С Бондарчуком произошла похожая история, с его «Они сражались за Родину», когда поднялась немыслимая травля со стороны военных. Еще когда Бондарчук только начинал «Войну и мир», Гречко его спросил: «А что вы собираетесь снимать после Толстого?» - «Шолохова, „Они сражались за Родину“». И тут Гречко говорит: «Вы знаете, мы все ждем „Войны и мира“, в которой вы отобразите подвиг русского народа. Но ровно в той же мере вам будет трудно работать над фильмом о Великой Отечественной - ведь еще живы и здравствуют многие ее участники». И как в воду глядел - а может, это было предостережение, не знаю. На обсуждении картины в Минобороны тон был исключительно агрессивный: «Да как вы смеете, какими вы показываете наших воинов!». На обсуждении только один представитель Генштаба сказал, мол, и такое мнение имеет право на существование, ведь Бондарчук идет точно по Шолохову. В ответ маршал Гречко на него зыркнул так, что у всех похолодело. Они письмо написали в Минкульт, чтобы запретить эту картину как вредную, искажающую подвиг советского народа. Сергей страшно нервничал, переживал, как Шолохов всю эту катавасию воспримет, - но Михаил Александрович Бондарчука, как известно, благословил, и картина вышла на экраны. А этот случай стал частным проявлением войны Минобороны с «окопной правдой».
А знаете, что такое работа директора картины? Это ад. Нам надо было снимать сороковые годы, перед Второй мировой. А на дворе - 60-е, отовсюду торчат телевизионные антенны. Так надо с каждым жильцом, с каждой квартирой договориться, чтобы антенну убрали, с каждым домохозяином уважительно поговорить. Или вот другой пример того, что такое директор картины. Мой друг Володя Марон отправился на Север на барже, снимать советско-итальянский фильм «Красная палатка», и у них была с собой партия водки. И он сказал каптерщику, что без его записки никому водки не давать! А подписывался он просто: «Марон». И вот закончились съемки, и Володя решает устроить прием для съемочной группы.

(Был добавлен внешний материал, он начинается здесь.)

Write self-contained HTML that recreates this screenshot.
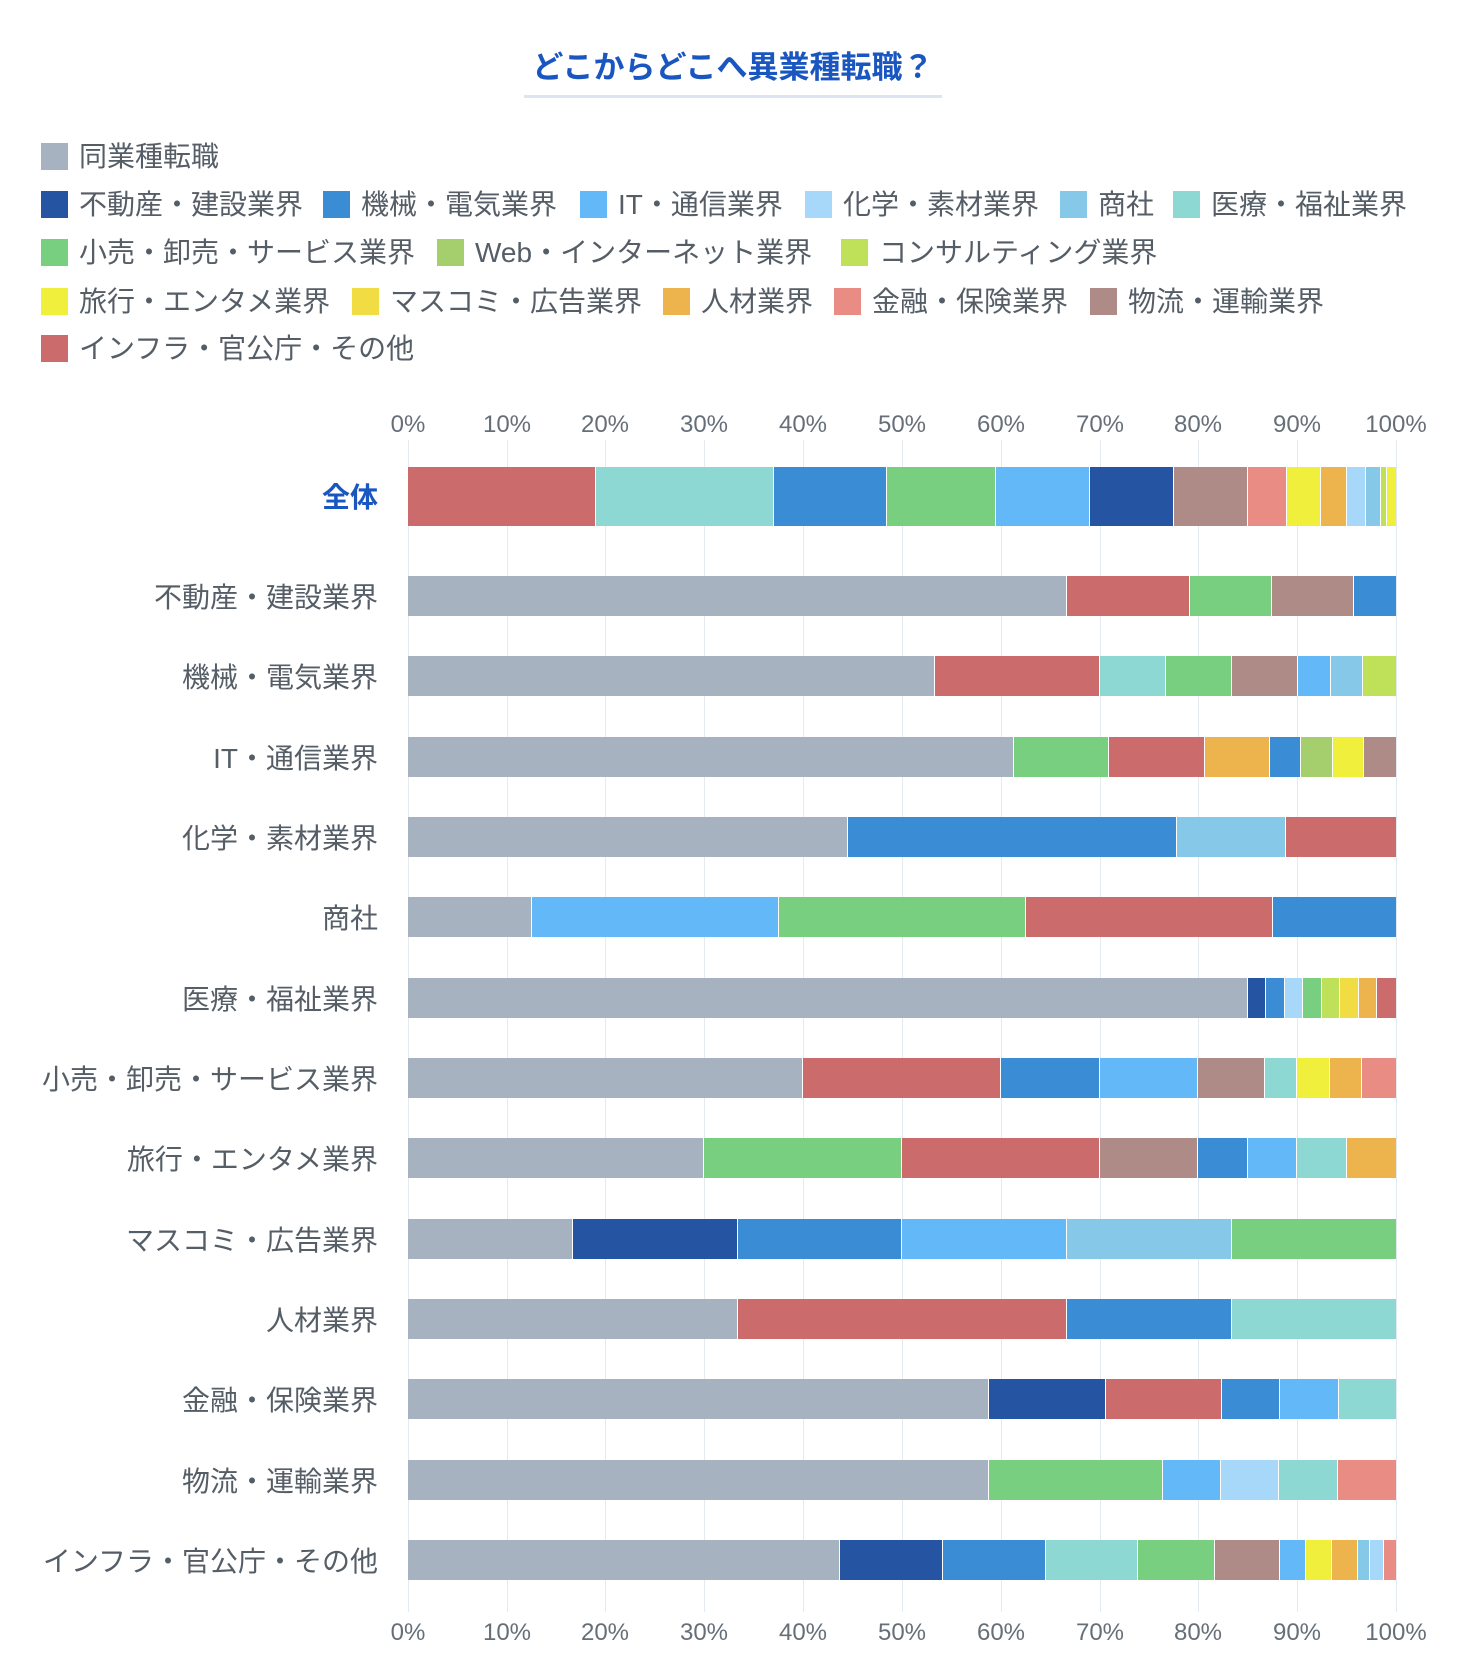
<!DOCTYPE html>
<html><head><meta charset="utf-8"><style>
body{margin:0;width:1460px;height:1676px;background:#fff;font-family:"Liberation Sans","Noto Sans CJK JP",sans-serif;position:relative;overflow:hidden}
.t{position:absolute;left:524px;width:418px;top:42px;text-align:center;font-size:31px;font-weight:bold;color:#1a56c0;border-bottom:3px solid #dde4ef;padding-bottom:8px;white-space:nowrap}
.lg{position:absolute;font-size:28px;color:#555d66;white-space:nowrap;line-height:30px}
.lg i{display:inline-block;width:27px;height:27px;vertical-align:-4px;margin-right:11px}
.ax{position:absolute;font-size:24px;color:#666f78;transform:translateX(-50%)}
.gl{position:absolute;top:440px;height:1172px;width:1px;background:#e3eaf2}
.cat{position:absolute;right:1082px;font-size:28px;color:#555d66;white-space:nowrap;transform:translateY(-50%)}
.bar{position:absolute;left:408px;width:988px;display:flex}
.bar b{display:block;height:100%;border-right:1px solid #fff;box-sizing:border-box}
.bar b:last-child{border-right:0}
.g{background:#a6b2bf}.db{background:#2554a3}.bl{background:#3a8dd4}.it{background:#63b9f8}.ch{background:#a7d8fa}.sh{background:#86c8e8}.md{background:#8dd8d3}.rt{background:#78cf7f}.wb{background:#a5cf6c}.cs{background:#bfe15a}.tr{background:#f0f03c}.mc{background:#f2dc44}.jz{background:#edb34c}.fn{background:#e98d84}.lo{background:#ae8b87}.in{background:#cb6b6b}
</style></head><body>
<div class="t">どこからどこへ異業種転職？</div>
<div class="lg" style="left:41px;top:142px"><i class="g"></i>同業種転職</div>
<div class="lg" style="left:41px;top:190px"><i class="db"></i>不動産・建設業界</div>
<div class="lg" style="left:323px;top:190px"><i class="bl"></i>機械・電気業界</div>
<div class="lg" style="left:580px;top:190px"><i class="it"></i>IT・通信業界</div>
<div class="lg" style="left:805px;top:190px"><i class="ch"></i>化学・素材業界</div>
<div class="lg" style="left:1060px;top:190px"><i class="sh"></i>商社</div>
<div class="lg" style="left:1173px;top:190px"><i class="md"></i>医療・福祉業界</div>
<div class="lg" style="left:41px;top:238px"><i class="rt"></i>小売・卸売・サービス業界</div>
<div class="lg" style="left:437px;top:238px"><i class="wb"></i>Web・インターネット業界</div>
<div class="lg" style="left:841px;top:238px"><i class="cs"></i>コンサルティング業界</div>
<div class="lg" style="left:41px;top:287px"><i class="tr"></i>旅行・エンタメ業界</div>
<div class="lg" style="left:352px;top:287px"><i class="mc"></i>マスコミ・広告業界</div>
<div class="lg" style="left:663px;top:287px"><i class="jz"></i>人材業界</div>
<div class="lg" style="left:834px;top:287px"><i class="fn"></i>金融・保険業界</div>
<div class="lg" style="left:1090px;top:287px"><i class="lo"></i>物流・運輸業界</div>
<div class="lg" style="left:41px;top:334px"><i class="in"></i>インフラ・官公庁・その他</div>

<div class="gl" style="left:408px"></div><div class="gl" style="left:507px"></div><div class="gl" style="left:605px"></div><div class="gl" style="left:704px"></div><div class="gl" style="left:803px"></div><div class="gl" style="left:902px"></div><div class="gl" style="left:1001px"></div><div class="gl" style="left:1100px"></div><div class="gl" style="left:1198px"></div><div class="gl" style="left:1297px"></div><div class="gl" style="left:1396px"></div>

<div class="ax" style="left:408px;top:411px">0%</div><div class="ax" style="left:507px;top:411px">10%</div><div class="ax" style="left:605px;top:411px">20%</div><div class="ax" style="left:704px;top:411px">30%</div><div class="ax" style="left:803px;top:411px">40%</div><div class="ax" style="left:902px;top:411px">50%</div><div class="ax" style="left:1001px;top:411px">60%</div><div class="ax" style="left:1100px;top:411px">70%</div><div class="ax" style="left:1198px;top:411px">80%</div><div class="ax" style="left:1297px;top:411px">90%</div><div class="ax" style="left:1396px;top:411px">100%</div>
<div class="ax" style="left:408px;top:1619px">0%</div><div class="ax" style="left:507px;top:1619px">10%</div><div class="ax" style="left:605px;top:1619px">20%</div><div class="ax" style="left:704px;top:1619px">30%</div><div class="ax" style="left:803px;top:1619px">40%</div><div class="ax" style="left:902px;top:1619px">50%</div><div class="ax" style="left:1001px;top:1619px">60%</div><div class="ax" style="left:1100px;top:1619px">70%</div><div class="ax" style="left:1198px;top:1619px">80%</div><div class="ax" style="left:1297px;top:1619px">90%</div><div class="ax" style="left:1396px;top:1619px">100%</div>

<div class="cat" style="top:496px;color:#1a56c0;font-weight:bold">全体</div>
<div class="cat" style="top:596px">不動産・建設業界</div>
<div class="cat" style="top:676px">機械・電気業界</div>
<div class="cat" style="top:757px">IT・通信業界</div>
<div class="cat" style="top:837px">化学・素材業界</div>
<div class="cat" style="top:917px">商社</div>
<div class="cat" style="top:998px">医療・福祉業界</div>
<div class="cat" style="top:1078px">小売・卸売・サービス業界</div>
<div class="cat" style="top:1158px">旅行・エンタメ業界</div>
<div class="cat" style="top:1239px">マスコミ・広告業界</div>
<div class="cat" style="top:1319px">人材業界</div>
<div class="cat" style="top:1399px">金融・保険業界</div>
<div class="cat" style="top:1480px">物流・運輸業界</div>
<div class="cat" style="top:1560px">インフラ・官公庁・その他</div>

<div class="bar" style="top:467px;height:59px"><b class="in" style="width:19%"></b><b class="md" style="width:18%"></b><b class="bl" style="width:11.5%"></b><b class="rt" style="width:11%"></b><b class="it" style="width:9.5%"></b><b class="db" style="width:8.5%"></b><b class="lo" style="width:7.5%"></b><b class="fn" style="width:4%"></b><b class="tr" style="width:3.4%"></b><b class="jz" style="width:2.6%"></b><b class="ch" style="width:2%"></b><b class="sh" style="width:1.5%"></b><b class="cs" style="width:0.6%"></b><b class="tr" style="width:0.9%"></b></div>
<div class="bar" style="top:576px;height:40px"><b class="g" style="width:66.7%"></b><b class="in" style="width:12.5%"></b><b class="rt" style="width:8.3%"></b><b class="lo" style="width:8.3%"></b><b class="bl" style="width:4.2%"></b></div>
<div class="bar" style="top:656px;height:40px"><b class="g" style="width:53.3%"></b><b class="in" style="width:16.7%"></b><b class="md" style="width:6.7%"></b><b class="rt" style="width:6.7%"></b><b class="lo" style="width:6.7%"></b><b class="it" style="width:3.3%"></b><b class="sh" style="width:3.3%"></b><b class="cs" style="width:3.3%"></b></div>
<div class="bar" style="top:737px;height:40px"><b class="g" style="width:61.3%"></b><b class="rt" style="width:9.7%"></b><b class="in" style="width:9.7%"></b><b class="jz" style="width:6.5%"></b><b class="bl" style="width:3.2%"></b><b class="wb" style="width:3.2%"></b><b class="tr" style="width:3.2%"></b><b class="lo" style="width:3.2%"></b></div>
<div class="bar" style="top:817px;height:40px"><b class="g" style="width:44.5%"></b><b class="bl" style="width:33.3%"></b><b class="sh" style="width:11.1%"></b><b class="in" style="width:11.1%"></b></div>
<div class="bar" style="top:897px;height:40px"><b class="g" style="width:12.5%"></b><b class="it" style="width:25%"></b><b class="rt" style="width:25%"></b><b class="in" style="width:25%"></b><b class="bl" style="width:12.5%"></b></div>
<div class="bar" style="top:978px;height:40px"><b class="g" style="width:85%"></b><b class="db" style="width:1.875%"></b><b class="bl" style="width:1.875%"></b><b class="ch" style="width:1.875%"></b><b class="rt" style="width:1.875%"></b><b class="cs" style="width:1.875%"></b><b class="mc" style="width:1.875%"></b><b class="jz" style="width:1.875%"></b><b class="in" style="width:1.875%"></b></div>
<div class="bar" style="top:1058px;height:40px"><b class="g" style="width:40%"></b><b class="in" style="width:20%"></b><b class="bl" style="width:10%"></b><b class="it" style="width:10%"></b><b class="lo" style="width:6.7%"></b><b class="md" style="width:3.3%"></b><b class="tr" style="width:3.3%"></b><b class="jz" style="width:3.3%"></b><b class="fn" style="width:3.4%"></b></div>
<div class="bar" style="top:1138px;height:40px"><b class="g" style="width:30%"></b><b class="rt" style="width:20%"></b><b class="in" style="width:20%"></b><b class="lo" style="width:10%"></b><b class="bl" style="width:5%"></b><b class="it" style="width:5%"></b><b class="md" style="width:5%"></b><b class="jz" style="width:5%"></b></div>
<div class="bar" style="top:1219px;height:40px"><b class="g" style="width:16.7%"></b><b class="db" style="width:16.7%"></b><b class="bl" style="width:16.6%"></b><b class="it" style="width:16.7%"></b><b class="sh" style="width:16.7%"></b><b class="rt" style="width:16.6%"></b></div>
<div class="bar" style="top:1299px;height:40px"><b class="g" style="width:33.4%"></b><b class="in" style="width:33.3%"></b><b class="bl" style="width:16.7%"></b><b class="md" style="width:16.6%"></b></div>
<div class="bar" style="top:1379px;height:40px"><b class="g" style="width:58.8%"></b><b class="db" style="width:11.8%"></b><b class="in" style="width:11.8%"></b><b class="bl" style="width:5.9%"></b><b class="it" style="width:5.9%"></b><b class="md" style="width:5.8%"></b></div>
<div class="bar" style="top:1460px;height:40px"><b class="g" style="width:58.8%"></b><b class="rt" style="width:17.6%"></b><b class="it" style="width:5.9%"></b><b class="ch" style="width:5.9%"></b><b class="md" style="width:5.9%"></b><b class="fn" style="width:5.9%"></b></div>
<div class="bar" style="top:1540px;height:40px"><b class="g" style="width:43.7%"></b><b class="db" style="width:10.4%"></b><b class="bl" style="width:10.5%"></b><b class="md" style="width:9.3%"></b><b class="rt" style="width:7.8%"></b><b class="lo" style="width:6.6%"></b><b class="it" style="width:2.6%"></b><b class="tr" style="width:2.6%"></b><b class="jz" style="width:2.7%"></b><b class="sh" style="width:1.2%"></b><b class="ch" style="width:1.4%"></b><b class="fn" style="width:1.2%"></b></div>
</body></html>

Велит принести водки. Каптерщик - так все выпили! Марон - я же тебе говорил. В ответ каптерщик показывает ему ворох записок с его подделанной подписью. Смех и грех. На тех же съемках, кстати, на почве алкоголя чуть не случилось трагедии - у них был вертолет для съемок, стоял на борту. И вот взлетают они снимать, и тут выясняется, что весь спирт, который использовался ими в качестве антиобледенителя, выпит. У них обледенели лопасти. Сели они чудом.